THE ULTIMATE EXCUSE FOR A LATE TRAIN

Moving on with gusto, the idea of concealing dangerous things in undangerous looking natural objects led to tyre bursters being concealed in piles of fake horse droppings (camel droppings in North Africa) and hand-painted plaster replica horse droppings filled with more standard explosives to use as booby traps. A great amount of effort was put into creating realistic-looking lumps of coal filled with explosive that would have had much the same effect. Approximately 3.5 tonnes of fake coal was produced and, again, the fear of it, rather than necessarily the reality wreaked havoc with the timetables. (Far more plausible than ‘wrong sort of leaves on the line’ – “the engineer won’t run the train because he thinks the coal might explode”). On a different tangent, was the problem of how to give agents the right clothes. At the height of the war, sixteen agents a day were being sent overseas to drop behind enemy lines, and each one had to have clothing suited to the country from which they came, plus all their paraphernalia of communication, as secure as possible. Maps were printed on silk scarves, codes were printed on silk that could be burned away, a piece at a time, so that nobody, not even the agent, could give them up. Toothpaste tubes and shaving cream were made up with the real thing at one end and compartments for maps and ciphers at the other and, in a moment of utter ingenuity, sandals were made up for those in the far east which left either the imprint of a bare native foot or that of a Japanese military boot.

Medal-winning pigeons

Little can cap the tale of the in-bred pigeons, though, for sheer ingenuity. Pigeons had been absolutely critical to the process of the first world war. They served as message carriers from the lines to HQ, and were so vital that each unit advanced with its own pigeons (and one was given the Croix de Guerre for its role in the Battle of Verdun). When hostilities recommenced in 1939, it was assumed that pigeons would be as vital and, in February of that year, a National Pigeon Service Committee was set up to ensure the continued breeding – and particularly feeding – of the national flock of homing pigeons. They came into their own when the RAF developed a pigeon section and sent out allied bomber crews with pigeons so that they could release them with details of where they had landed (crashed) when they had been shot down. It worked, too: a pigeon by the name of Royal Blue (from the royal lofts, obviously) flew 120 miles from a crash site in Holland, in just over four hours, to deliver his message and trigger a rescue operation.

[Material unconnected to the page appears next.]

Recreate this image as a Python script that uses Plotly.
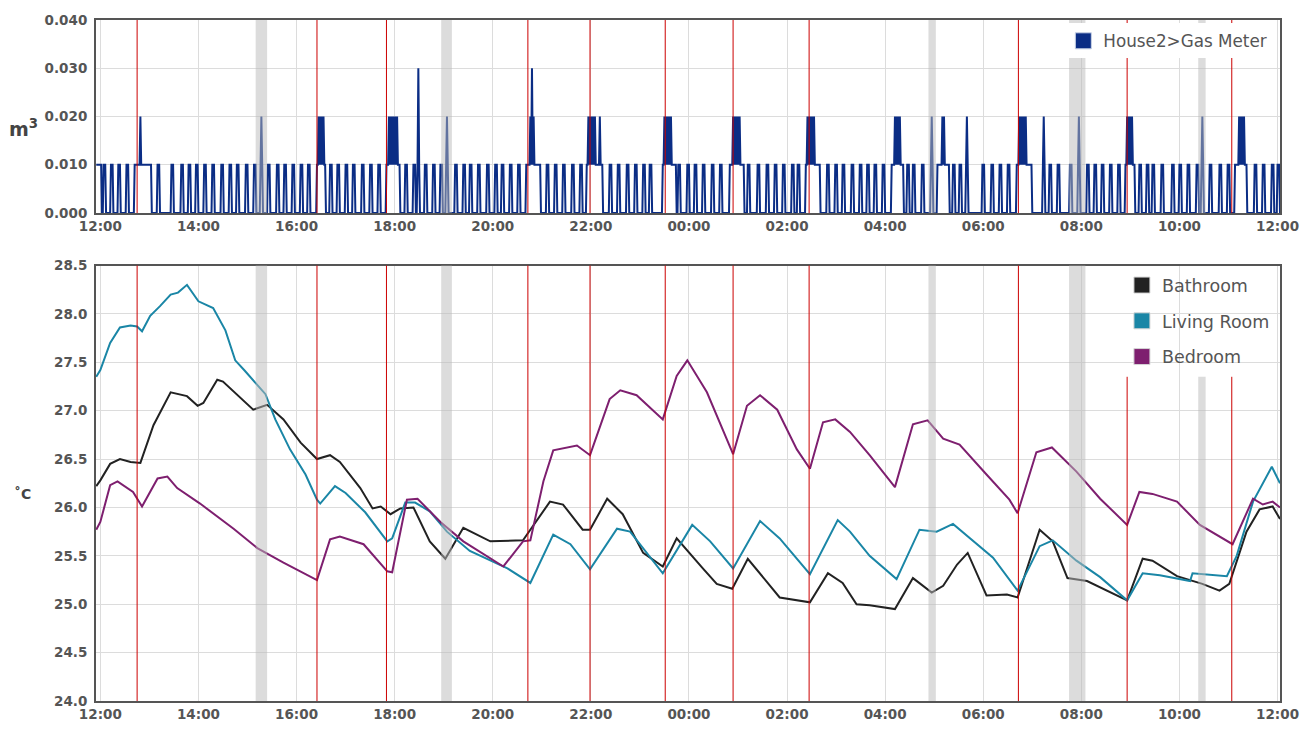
import numpy as np
import pandas as pd
import plotly.graph_objects as go
from plotly.subplots import make_subplots

START = pd.Timestamp("2018-06-09 12:00")

# ---------------- gas meter (m3 per minute), minutes after 12:00 ----------------
gas_idle_pulses = [4, 13, 22, 32, 70, 87, 99, 108, 117, 127, 137, 148, 158, 167, 178, 188,
                   196, 205, 216, 225, 235, 245, 254, 281, 290, 300, 309, 320, 330, 340,
                   373, 383, 388, 397, 407, 416, 423, 434, 444, 452, 462, 473, 483, 491,
                   501, 511, 546, 556, 566, 577, 587, 623, 633, 644, 654, 664, 672, 707,
                   718, 727, 737, 748, 758, 792, 804, 815, 825, 835, 846, 853, 889, 899,
                   908, 919, 929, 938, 947, 957, 987, 994, 1005, 1016, 1043, 1051, 1059,
                   1079, 1090, 1100, 1110, 1153, 1161, 1171, 1186, 1196, 1207, 1216, 1225,
                   1235, 1245, 1271, 1280, 1287, 1298, 1311, 1320, 1330, 1341, 1347, 1357,
                   1369, 1379, 1412, 1422, 1433, 1440]
gas_burns = [(-5, 1), (42, 62), (265, 275), (350, 366), (521, 538), (595, 614),
             (688, 704), (770, 787), (863, 880), (968, 982), (1024, 1038),
             (1121, 1139), (1254, 1265), (1388, 1402)]
gas_peaks = [(49, 0.02), (197, 0.02), (267, 0.02), (269, 0.02), (271, 0.02), (273, 0.02),
             (353, 0.02), (355, 0.02), (357, 0.02), (359, 0.02), (361, 0.02), (363, 0.02),
             (389, 0.03), (424, 0.02), (526, 0.02), (528, 0.03), (530, 0.02),
             (597, 0.02), (599, 0.02), (601, 0.02), (603, 0.02), (605, 0.02), (611, 0.02),
             (690, 0.02), (692, 0.02), (694, 0.02), (696, 0.02), (698, 0.02),
             (774, 0.02), (776, 0.02), (778, 0.02), (780, 0.02), (782, 0.02),
             (865, 0.02), (867, 0.02), (869, 0.02), (871, 0.02), (873, 0.02),
             (972, 0.02), (974, 0.02), (976, 0.02), (978, 0.02), (1017, 0.02),
             (1030, 0.02), (1032, 0.02), (1060, 0.02),
             (1124, 0.02), (1126, 0.02), (1128, 0.02), (1130, 0.02), (1132, 0.02),
             (1154, 0.02), (1197, 0.02), (1256, 0.02), (1258, 0.02), (1260, 0.02),
             (1262, 0.02), (1348, 0.02), (1393, 0.02), (1395, 0.02), (1397, 0.02),
             (1399, 0.02)]

# ---------------- room temperatures (deg C), minutes after 12:00 ----------------
bath_min = [-5, 0, 12, 24, 37, 49, 65, 86, 106, 119, 126, 143, 150, 163, 187, 204, 224, 245,
            265, 281, 293, 318, 333, 343, 355, 367, 383, 403, 422, 444, 477, 517, 550, 566,
            590, 599, 620, 639, 664, 688, 705, 737, 754, 773, 792, 831, 868, 890, 908, 925,
            941, 972, 994, 1017, 1031, 1048, 1061, 1084, 1109, 1122, 1149, 1165, 1183, 1207,
            1256, 1275, 1287, 1317, 1348, 1369, 1381, 1402, 1418, 1434, 1443]
bath_temp = [26.22, 26.28, 26.45, 26.5, 26.47, 26.46, 26.85, 27.19, 27.15, 27.05, 27.08,
             27.32, 27.3, 27.2, 27.01, 27.06, 26.91, 26.67, 26.5, 26.54, 26.47, 26.2, 25.99,
             26.01, 25.93, 25.99, 26.0, 25.65, 25.47, 25.79, 25.65, 25.66, 26.06, 26.03,
             25.77, 25.77, 26.09, 25.93, 25.53, 25.39, 25.68, 25.37, 25.21, 25.16, 25.47,
             25.07, 25.02, 25.32, 25.22, 25.0, 24.99, 24.95, 25.27, 25.12, 25.19, 25.41,
             25.53, 25.09, 25.1, 25.07, 25.77, 25.65, 25.27, 25.24, 25.04, 25.47, 25.45,
             25.29, 25.21, 25.14, 25.21, 25.75, 25.98, 26.01, 25.88]

living_min = [-5, 0, 12, 24, 37, 45, 51, 61, 73, 86, 95, 106, 120, 138, 153, 165, 177, 189,
              202, 214, 232, 251, 265, 269, 287, 300, 324, 351, 357, 373, 385, 403, 424,
              452, 498, 526, 554, 575, 599, 632, 648, 688, 724, 746, 774, 807, 831, 868,
              902, 917, 941, 974, 1002, 1023, 1043, 1092, 1122, 1149, 1165, 1194, 1223,
              1256, 1275, 1296, 1333, 1336, 1378, 1390, 1410, 1433, 1443]
living_temp = [27.35, 27.42, 27.7, 27.86, 27.88, 27.87, 27.82, 27.98, 28.08, 28.2, 28.22,
               28.3, 28.13, 28.06, 27.83, 27.52, 27.41, 27.29, 27.17, 26.91, 26.6, 26.34,
               26.08, 26.04, 26.22, 26.15, 25.95, 25.65, 25.68, 26.05, 26.05, 25.96, 25.75,
               25.55, 25.37, 25.22, 25.72, 25.62, 25.36, 25.78, 25.75, 25.32, 25.82, 25.65,
               25.37, 25.86, 25.68, 25.31, 25.87, 25.75, 25.5, 25.26, 25.77, 25.75, 25.83,
               25.48, 25.14, 25.6, 25.66, 25.45, 25.28, 25.04, 25.32, 25.3, 25.24, 25.32,
               25.29, 25.5, 26.06, 26.42, 26.25]

bed_min = [-5, 0, 12, 21, 40, 51, 70, 82, 94, 122, 163, 192, 224, 245, 265, 281, 293, 322,
           351, 357, 375, 388, 416, 444, 493, 517, 526, 542, 554, 583, 599, 623, 636, 656,
           688, 705, 718, 742, 774, 791, 807, 828, 852, 868, 884, 899, 917, 941, 972, 994,
           1012, 1031, 1051, 1084, 1112, 1122, 1145, 1164, 1194, 1223, 1256, 1271, 1287,
           1317, 1345, 1385, 1410, 1422, 1434, 1443]
bed_temp = [25.77, 25.85, 26.23, 26.27, 26.16, 26.01, 26.3, 26.32, 26.2, 26.04, 25.78, 25.58,
            25.43, 25.34, 25.25, 25.67, 25.7, 25.62, 25.34, 25.33, 26.08, 26.09, 25.85, 25.65,
            25.39, 25.65, 25.66, 26.27, 26.59, 26.64, 26.54, 27.12, 27.21, 27.16, 26.91,
            27.36, 27.52, 27.19, 26.55, 27.05, 27.16, 27.01, 26.6, 26.4, 26.88, 26.91, 26.78,
            26.54, 26.21, 26.86, 26.9, 26.71, 26.65, 26.34, 26.08, 25.94, 26.57, 26.62,
            26.37, 26.09, 25.82, 26.16, 26.14, 26.06, 25.82, 25.62, 26.09, 26.03, 26.06, 26.0]

# heating switch-on marks and shaded periods (minutes after 12:00)
heating_marks = [45, 265, 350, 523, 599, 691, 774, 867, 1123, 1256, 1384]
shaded_periods = [(190, 204), (417, 430), (1013, 1022), (1185, 1205), (1343, 1352)]

# ---------------- styling ----------------
GAS_COLOR = "#0b2d85"
COLORS = {"Bathroom": "#222222", "Living Room": "#1a86a6", "Bedroom": "#7e1f6f"}
MARK_COLOR = "#cc0000"
BAND_COLOR = "rgba(185,185,185,0.5)"
AXIS_COLOR = "#555555"
GRID_COLOR = "#dcdcdc"
TICK_FONT = "DejaVu Sans"
TEXT_FONT = "DejaVu Sans"
LEGEND2_FROM = 1230      # marks right of this sit under the room legend
LEGEND2_FLOOR = 27.35    # ...so they stop below it


def at(minutes):
    return START + pd.to_timedelta(np.asarray(minutes, dtype=float), unit="min")


# per-minute gas readings built from the pulse lists
gas_minutes = np.arange(-5, 1444)
gas_values = np.zeros(len(gas_minutes))
for t in gas_idle_pulses:
    gas_values[(gas_minutes >= t) & (gas_minutes <= t + 2)] = 0.01
for s, e in gas_burns:
    gas_values[(gas_minutes >= s) & (gas_minutes <= e)] = 0.01
for t, v in gas_peaks:
    gas_values[gas_minutes == t] = v

fig = make_subplots(rows=2, cols=1, shared_xaxes=False)

fig.add_trace(go.Scatter(x=at(gas_minutes), y=gas_values, mode="lines",
                         line=dict(color=GAS_COLOR, width=2), showlegend=False,
                         hoverinfo="skip"), row=1, col=1)
fig.add_trace(go.Scatter(x=[None], y=[None], mode="markers", name="House2>Gas Meter",
                         marker=dict(symbol="square", size=17, color=GAS_COLOR,
                                     line=dict(color="#c9d3e6", width=1)),
                         legend="legend"), row=1, col=1)

rooms = [("Bathroom", bath_min, bath_temp),
         ("Living Room", living_min, living_temp),
         ("Bedroom", bed_min, bed_temp)]
for name, mins, temps in rooms:
    fig.add_trace(go.Scatter(x=at(mins), y=temps, mode="lines", name=name,
                             line=dict(color=COLORS[name], width=2), showlegend=False),
                  row=2, col=1)
for name, _, _ in rooms:
    fig.add_trace(go.Scatter(x=[None], y=[None], mode="markers", name=name,
                             legendgroup=name, legend="legend2",
                             marker=dict(symbol="square", size=17, color=COLORS[name],
                                         line=dict(color="#d6d6d6", width=1))),
                  row=2, col=1)

shapes = []
for s, e in shaded_periods:
    x0, x1 = START + pd.Timedelta(minutes=s), START + pd.Timedelta(minutes=e)
    shapes.append(dict(type="rect", xref="x", yref="y domain", x0=x0, x1=x1, y0=0, y1=1,
                       fillcolor=BAND_COLOR, line=dict(width=0), layer="above"))
    if s >= LEGEND2_FROM:
        shapes.append(dict(type="rect", xref="x2", yref="y2", x0=x0, x1=x1, y0=24,
                           y1=LEGEND2_FLOOR, fillcolor=BAND_COLOR, line=dict(width=0),
                           layer="above"))
    else:
        shapes.append(dict(type="rect", xref="x2", yref="y2 domain", x0=x0, x1=x1, y0=0,
                           y1=1, fillcolor=BAND_COLOR, line=dict(width=0), layer="above"))
for m in heating_marks:
    xm = START + pd.Timedelta(minutes=m)
    shapes.append(dict(type="line", xref="x", yref="y domain", x0=xm, x1=xm, y0=0, y1=1,
                       line=dict(color=MARK_COLOR, width=1), layer="above"))
    if m >= LEGEND2_FROM:
        shapes.append(dict(type="line", xref="x2", yref="y2", x0=xm, x1=xm, y0=24,
                           y1=LEGEND2_FLOOR, line=dict(color=MARK_COLOR, width=1),
                           layer="above"))
    else:
        shapes.append(dict(type="line", xref="x2", yref="y2 domain", x0=xm, x1=xm, y0=0,
                           y1=1, line=dict(color=MARK_COLOR, width=1), layer="above"))

tick_font = dict(family=TICK_FONT, size=13.5, color=AXIS_COLOR, weight="bold")
x_range = [START - pd.Timedelta(minutes=5.3), START + pd.Timedelta(minutes=1443)]
xaxis_style = dict(type="date", range=x_range, tickformat="%H:%M", dtick=2 * 3600 * 1000,
                   tick0=START, showgrid=True, gridcolor=GRID_COLOR, gridwidth=1,
                   showline=True, mirror=True, linecolor=AXIS_COLOR, linewidth=2,
                   ticks="", tickfont=tick_font, zeroline=False)
yaxis_style = dict(showgrid=True, gridcolor=GRID_COLOR, gridwidth=1, showline=True,
                   mirror=True, linecolor=AXIS_COLOR, linewidth=2, ticks="",
                   tickfont=tick_font, zeroline=False, ticklabelstandoff=4)

fig.update_layout(
    width=1311, height=734,
    margin=dict(l=96, r=30, t=13, b=33),
    paper_bgcolor="white", plot_bgcolor="white",
    xaxis=dict(domain=[0, 1], **xaxis_style),
    xaxis2=dict(domain=[0, 1], **xaxis_style),
    yaxis=dict(domain=[0.7166, 1], range=[0, 0.04], dtick=0.01, tickformat=".3f",
               **yaxis_style),
    yaxis2=dict(domain=[0, 0.6395], range=[24, 28.5], dtick=0.5, tickformat=".1f",
                **yaxis_style),
    shapes=shapes,
    legend=dict(x=0.817, xanchor="left", y=0.995, yanchor="top", bgcolor="white",
                font=dict(family=TEXT_FONT, size=16.8, color=AXIS_COLOR), borderwidth=0),
    legend2=dict(x=0.8665, xanchor="left", y=0.637, yanchor="top",
                 bgcolor="rgba(0,0,0,0)", traceorder="grouped", tracegroupgap=10,
                 font=dict(family=TEXT_FONT, size=17.5, color=AXIS_COLOR), borderwidth=0),
    annotations=[
        dict(text="m<sup>3</sup>", xref="paper", yref="paper", x=-0.061, y=0.842,
             xanchor="center", yanchor="middle", showarrow=False,
             font=dict(family=TEXT_FONT, size=19, color="#444", weight="bold")),
        dict(text="˚C", xref="paper", yref="paper", x=-0.0625, y=0.304,
             xanchor="center", yanchor="middle", showarrow=False,
             font=dict(family=TEXT_FONT, size=14, color="#444", weight="bold")),
    ],
    hovermode=False,
)

fig.write_html("out.html")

He and several others were awarded the Dicken medal, specifically for pigeons in war – details can be found here.
What you won’t find there is the detail of the inbred pigeons. While our side was busy breeding the fastest pigeons to each other, so were the bad guys. They reputedly had specialized pigeon-breeding lofts, tended by fanatical fanciers who knew each pigeon by sight, and who ringed each one at birth to ensure that the Master Race of pigeons kept on improving. So the obvious thought then, is to contaminate the blood lines with some seriously slow stock. But how is this possible if they’re all carefully ringed? I am ashamed to say I’ve lost the reference of this, which means I can’t tell you the name of the genius who worked out how to manufacture a leg ring that replicated exactly the German ring, slipped on at birth when the bones are soft, that is supposed to be impossible to remove or replace without it being obvious that it’s been tampered with. Anyway, said genius managed it and a serious programme extended through the war to contaminate the German pigeon blood lines with the slowest of our slow pigeons to give us the edge. It’s the kind of forward planning that assumes a war will go on for decades and any marginal edge might make the difference between winning and losing. In the event, the Bosche pigeon fanciers were not so fanatical and none ever noticed that their lofts had been contaminated. Or maybe they did, and just didn’t tell anyone. There’s a story in that for anyone with the time and patience to write it. Me, meanwhile, I’m researching the trek of the east German Trakheners horses, who nearly died out in the war, but were brought to safety in small numbers by people who cared for their survival. Now there’s a heart warming story.